Reza a lenda que as representações sociais da deficiência têm vindo a mudar. Que a era da rejeição, do secretismo, do silêncio e do preconceito começam a colapsar, dando lugar a formas de atuação centradas em ações, atitudes e comportamentos positivos face à diversidade. Mas será mesmo assim?
Convido a uma viagem no tempo, até aquele em que as pessoas com deficiência eram simplesmente eliminadas: enquanto na Grécia Antiga eram isoladas nas montanhas, em Roma era prática corrente atirá-las ao rio, por não representarem a perfeição física. Os únicos que eram poupados, os cegos, eram-no por se acreditar que possuíam poderes sobrenaturais e capacidades divinas, ainda que provindas do espírito do mal.
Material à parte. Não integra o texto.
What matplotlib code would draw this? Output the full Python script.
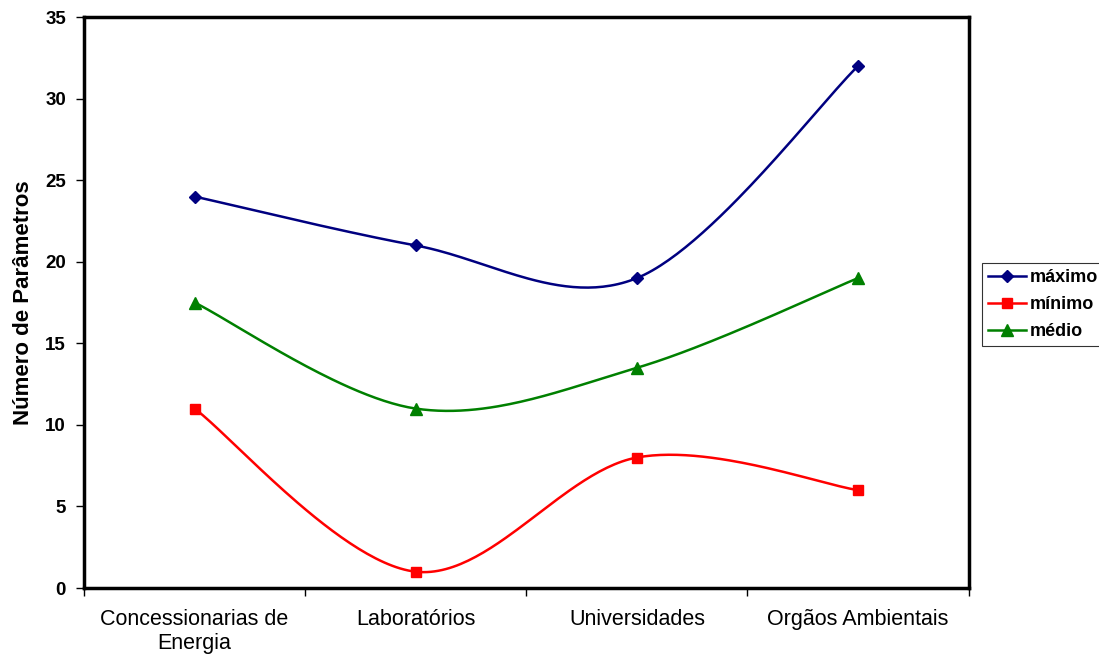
import numpy as np
import matplotlib
matplotlib.use('Agg')
import matplotlib.pyplot as plt

plt.rcParams['font.family'] = ['Liberation Sans', 'DejaVu Sans']

categorias = ['Concessionarias de\nEnergia', 'Laboratórios', 'Universidades', 'Orgãos Ambientais']
maximo = [24, 21, 19, 32]
minimo = [11, 1, 8, 6]
medio = [17.5, 11, 13.5, 19]
y_ticks = [0, 5, 10, 15, 20, 25, 30, 35]


def smooth(xs, ys, n=60):
    # Excel-style smoothed line: Catmull-Rom as cubic Bezier segments
    xs = np.asarray(xs, float)
    ys = np.asarray(ys, float)
    px = np.concatenate([[xs[0]], xs, [xs[-1]]])
    py = np.concatenate([[ys[0]], ys, [ys[-1]]])
    t = np.linspace(0, 1, n)[:, None]
    out_x, out_y = [], []
    for i in range(1, len(px) - 2):
        p0 = np.array([px[i], py[i]])
        p3 = np.array([px[i + 1], py[i + 1]])
        c1 = p0 + (np.array([px[i + 1], py[i + 1]]) - np.array([px[i - 1], py[i - 1]])) / 6
        c2 = p3 - (np.array([px[i + 2], py[i + 2]]) - np.array([px[i], py[i]])) / 6
        b = ((1 - t) ** 3) * p0 + 3 * ((1 - t) ** 2) * t * c1 + 3 * (1 - t) * t ** 2 * c2 + t ** 3 * p3
        out_x.append(b[:, 0])
        out_y.append(b[:, 1])
    return np.concatenate(out_x), np.concatenate(out_y)


fig = plt.figure(figsize=(10.99, 6.57), dpi=100)
ax = fig.add_axes([0.0764, 0.105, 0.805, 0.869])

x = np.arange(len(categorias)) + 0.5
series = [
    ('máximo', maximo, '#000080', 'D', 6.5),
    ('mínimo', minimo, '#FF0000', 's', 7.5),
    ('médio', medio, '#008000', '^', 8.5),
]
for nome, vals, cor, mk, ms in series:
    sx, sy = smooth(x, vals)
    ax.plot(sx, sy, color=cor, lw=1.8, zorder=2)
    ax.plot(x, vals, linestyle='none', marker=mk, color=cor, markersize=ms, zorder=3)
    ax.plot([], [], color=cor, lw=1.8, marker=mk, markersize=ms, label=nome)

ax.set_xlim(0, 4)
ax.set_ylim(0, 35)
ax.set_yticks(y_ticks)
ax.set_yticklabels([str(v) for v in y_ticks], fontweight='bold', fontsize=13.5)
ax.set_xticks(np.arange(5))
ax.set_xticklabels([])
ax.set_xticks(x, minor=True)
ax.set_xticklabels(categorias, minor=True, fontsize=15.5)
ax.tick_params(axis='x', which='minor', length=0, pad=15)
ax.tick_params(axis='x', which='major', length=6, width=1, direction='out')
ax.tick_params(axis='y', length=6, width=1, direction='out', pad=7)
ax.set_ylabel('Número de Parâmetros', fontweight='bold', fontsize=16, labelpad=8)

for s in ax.spines.values():
    s.set_linewidth(2.5)
    s.set_color('black')

leg = ax.legend(loc='upper left', bbox_to_anchor=(982 / 1099, 1 - 263 / 657),
                bbox_transform=fig.transFigure, frameon=True, fancybox=False,
                edgecolor='black', prop={'weight': 'bold', 'size': 13},
                handlelength=2.1, handletextpad=0.2, borderpad=0.35, labelspacing=0.55,
                borderaxespad=0.0)
leg.get_frame().set_linewidth(0.8)

fig.savefig('out.png', dpi=100)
Na Idade Média, o desenvolvimento das religiões monoteístas e, sobretudo, o exercício da caridade por grupos religiosos, pressionam a sociedade para o respeito pelo direito à vida. O infanticídio deixou de ser uma prática corrente, contudo não eram reconhecidos quaisquer direitos a pessoas com deficiência, mas acreditava-se que se fossem bem tratadas, se obtinha um lugar no céu.
Por altura da industrialização e do iluminismo encontram-se referências a postos de trabalho ocupados por pessoas com deficiência na área fabril. Este é um período marcado pelas primeiras tentativas de educar pessoas com deficiência, sendo as primeiras escolas de ordem religiosa (mas separados da restante população).
É a partir da segunda metade do século XX, sobretudo após a segunda guerra mundial, com a valorização dos direitos humanos, que começam a surgir os conceitos de igualdade de oportunidades, direito à diferença, justiça social e solidariedade, introduzidos por conceções jurídico-políticas e sociais de Organizações como a ONU, a UNESCO, a OMS, a OCDE, o Conselho da Europa, etc. As pessoas com deficiência passam a ser consideradas como detentoras dos mesmos direitos e deveres de todos os seus concidadãos e, entre eles, o direito à participação na vida social e à consequente inclusão escolar e profissional.
Voltando à história e analisando a sociedade atual, pouco parece ter mudado em séculos ou trata-se de uma mudança mais aparente que profunda. Só não os atiramos ao rio porque deixou de ser legal, pois se assim não fosse nem sei o que poderia acontecer.
Esta história (como se de um conto se tratasse) começa desde cedo, na família, lugar se socialização por excelência, onde se desenvolvem as primeiras atitudes rumo à autodeterminação desta população. Prolonga-se na escola onde é preciso acreditar na intervenção e qualidade educativa de TODOS e na passagem pensada, estruturada e bem definida da vida pós-escolar. Tudo isto é ficção ou realidade?
Diria que em alguns lugares estamos ao nível da idade média (para ser simpática), a diferença é que não é o lugar ao céu que se procura, mas o lugar ao sol. Tudo dá demasiado trabalho e nós queremos um emprego.
Também me parece curioso que há séculos atrás, no início da industrialização, já se falava em educação. Volvidos tantos anos como se compreende que a maioria dos alunos com necessidades especiais, com razoável nível de funcionalidade, saiam da escola sem qualquer tipo de alfabetização, formação ou meios de se tornarem autónomos na vida ativa?
Por falar em vida ativa e no acesso ao emprego as medidas do IEFP quase os “oferece”, mas o problema está em quem os (não) quer receber. Onde estamos nós a errar…
Termino esta reflexão, um esboço desta estória de (des)encanto, de final em aberto e que ainda poderá ter um final feliz. Era uma vez um grupo de cidadãos excluídos, a quem se construíram rampas, sobre quem se fizeram leis, mas que continuam a ser tratados como cidadãos de segunda, porquê? Cabe a cada um de nós dar bom desfecho a este conto, sim porque o problema é também nosso!